Sensacyjne wieści z Madrytu. Real nad przepaścią, a gwiazdor już z nowym klubem
Takie newsy na profilu Fabrizio Romano pojawiają się niezwykle rzadko. Włoski dziennikarz poinformował właśnie, że Luka Modrić został współwłaścicielem Swansea City, klubu występującego na bezpośrednim zapleczu Premier League. Decyzja o nabyciu udziałów nie oznacza planu zakończenia kariery. Chorwacki gwiazdor zamierza tego lata prolongować kontrakt z Realem Madryt.

Wydawało się, że apogeum piłkarskiej kariery Luki Modricia przypadło na 2018 rok. Po dekadzie gry w Realu Madryt został z reprezentacją Chorwacji wicemistrzem świata i odebrał Złotą Piłkę dla najlepszego futbolisty globu. Tymczasem siedem lat później... nadal nie ma dość.
We wrześniu tego roku Modrić skończy 40 lat. Jego obecny kontrakt z "Królewskimi" zachowuje ważność do końca bieżącego sezonu. Czy zostanie przedłużony? Zawodnik gorąco liczy na taki scenariusz. Już wcześniej zapowiedział, że przygodę z piłką zakończy w Realu.
Okazuje się jednak, że nie przeszkadza mu to... zawitać do Championship.
Modrić inwestuje w Walii. Nabył udziały w byłej ekipie Fabiańskiego
Jak informuje Fabrizio Romano, właśnie zawarto umowę, na mocy której Modrić został mniejszościowym udziałowcem Swansea City, od siedmiu lat bezskutecznie próbującego wrócić do Premier League.
Z wyspiarskimi klimatami Chorwat ma dobre wspomnienia. W latach 2008-12 reprezentował barwy londyńskiego Tottenhamu. Był to jego pierwszy klub na obczyźnie i jedyny zagraniczny poza Realem.

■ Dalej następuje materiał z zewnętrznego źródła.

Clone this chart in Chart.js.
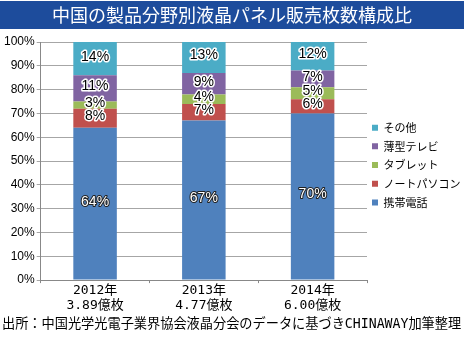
<!DOCTYPE html>
<html>
<head>
<meta charset="utf-8">
<script src="https://cdn.jsdelivr.net/npm/chart.js@4"></script>
<style>
  html, body { margin: 0; padding: 0; background: #fff; }
  #wrap { width: 465px; height: 338px; position: relative; }
</style>
</head>
<body>
<div id="wrap"><canvas id="chart"></canvas></div>
<script>
// データ
const anos = [['2012年', '3.89億枚'], ['2013年', '4.77億枚'], ['2014年', '6.00億枚']];
const keitai = [64, 67, 70];
const note = [8, 7, 6];
const tablet = [3, 4, 5];
const tv = [11, 9, 7];
const sonota = [14, 13, 12];
const yTicks = [0, 10, 20, 30, 40, 50, 60, 70, 80, 90, 100];

const titulo = '中国の製品分野別液晶パネル販売枚数構成比';
const fuente = '出所：中国光学光電子業界協会液晶分会のデータに基づきCHINAWAY加筆整理';

const fJP = '"Noto Sans CJK JP", sans-serif';
const fMono = '"DejaVu Sans Mono", "Noto Sans CJK JP", monospace';

// タイトル帯と出所
const marco = {
    id: 'marco',
    beforeDraw(chart) {
        const c = chart.ctx;
        c.save();
        c.fillStyle = '#1d4c9c';
        c.fillRect(0, 1, 464, 28);
        c.fillStyle = '#fff';
        c.font = '18px ' + fJP;
        c.textAlign = 'center';
        c.textBaseline = 'middle';
        c.fillText(titulo, 232, 15);
        c.fillStyle = '#000';
        c.font = '13.2px ' + fMono;
        c.textAlign = 'left';
        c.fillText(fuente, 2, 325);
        c.restore();
    }
};

// 凡例をプロットの右端に寄せる
const ajusteLeyenda = {
    id: 'ajusteLeyenda',
    afterLayout(chart) {
        const lg = chart.legend;
        const pad = lg.options.labels.padding;
        const w = lg.width;
        lg.left = chart.chartArea.right + 5 - pad;
        lg.right = lg.left + w;
        lg.top = chart.chartArea.top + 8;
        lg.bottom = chart.chartArea.bottom;
    }
};

// 棒の中の%ラベル
const etiquetas = {
    id: 'etiquetas',
    afterDatasetsDraw(chart) {
        const c = chart.ctx;
        c.save();
        c.font = '14px "Liberation Sans Narrow", "Liberation Sans", sans-serif';
        c.textAlign = 'center';
        c.textBaseline = 'middle';
        c.lineJoin = 'round';
        chart.data.datasets.forEach((ds, i) => {
            const meta = chart.getDatasetMeta(i);
            meta.data.forEach((bar, j) => {
                const y = (bar.y + bar.base) / 2 - 2;
                const txt = ds.data[j] + '%';
                if (i === 0) {
                    c.strokeStyle = '#222';
                    c.lineWidth = 2;
                    c.strokeText(txt, bar.x, y);
                    c.fillStyle = '#fff';
                } else {
                    c.strokeStyle = '#fff';
                    c.lineWidth = 3;
                    c.strokeText(txt, bar.x, y);
                    c.fillStyle = '#000';
                }
                c.fillText(txt, bar.x, y);
            });
        });
        c.restore();
    }
};

const serie = (label, data, color) => ({
    label: label,
    data: data,
    backgroundColor: color,
    borderWidth: 0,
    barPercentage: 0.4,
    categoryPercentage: 1
});

new Chart(document.getElementById('chart'), {
    type: 'bar',
    data: {
        labels: anos,
        datasets: [
            serie('携帯電話', keitai, '#4f81bd'),
            serie('ノートパソコン', note, '#c0504d'),
            serie('タブレット', tablet, '#9bbb59'),
            serie('薄型テレビ', tv, '#8064a2'),
            serie('その他', sonota, '#4bacc6')
        ]
    },
    options: {
        responsive: true,
        maintainAspectRatio: false,
        animation: false,
        layout: { padding: { top: 42, left: 2, right: 0, bottom: 25 } },
        scales: {
            x: {
                stacked: true,
                grid: { drawOnChartArea: false, drawTicks: true, tickLength: 3, color: '#888' },
                border: { color: '#888' },
                ticks: {
                    color: '#000',
                    padding: 0,
                    maxRotation: 0,
                    font: { family: fMono, size: 13, lineHeight: 1.15 }
                }
            },
            y: {
                stacked: true,
                min: 0,
                max: 100,
                afterBuildTicks(scale) {
                    scale.ticks = yTicks.map(v => ({ value: v }));
                },
                grid: { color: '#a6a6a6', tickLength: 4 },
                border: { color: '#888' },
                ticks: {
                    color: '#000',
                    padding: 2,
                    font: { family: '"Liberation Sans", Arial, sans-serif', size: 12 },
                    callback: v => v + '%'
                }
            }
        },
        plugins: {
            legend: {
                position: 'right',
                reverse: true,
                maxWidth: 98,
                labels: {
                    boxWidth: 6,
                    boxHeight: 6,
                    padding: 7.7,
                    color: '#000',
                    font: { family: fJP, size: 11 }
                }
            },
            title: { display: false },
            tooltip: { enabled: false }
        }
    },
    plugins: [marco, ajusteLeyenda, etiquetas]
});
</script>
</body>
</html>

Swansea City zajmuje aktualnie 12. lokatę w ligowej tabeli. Zanim w 2018 roku walijska drużyna pożegnała się z angielską elitą, przez cztery lata jej bramki bronił Łukasz Fabiański. Rocznikowo rówieśnik chorwackiego gwiazdora.
W bieżącym sezonie Modrić rozegrał dla "Królewskich" 48 spotkań, zdobył cztery bramki i zaliczył siedem asyst. Na murawie przebywał łącznie przez 2357 minut.
Te statystyki ulegną zapewne zmianie już w środowy wieczór. Real z pomocą Modricia spróbuje uciec znad przepaści. W pierwszym meczu ćwierćfinału Ligi Mistrzów uległ na wyjeździe Arsenalowi 0:3. Pora na rewanż.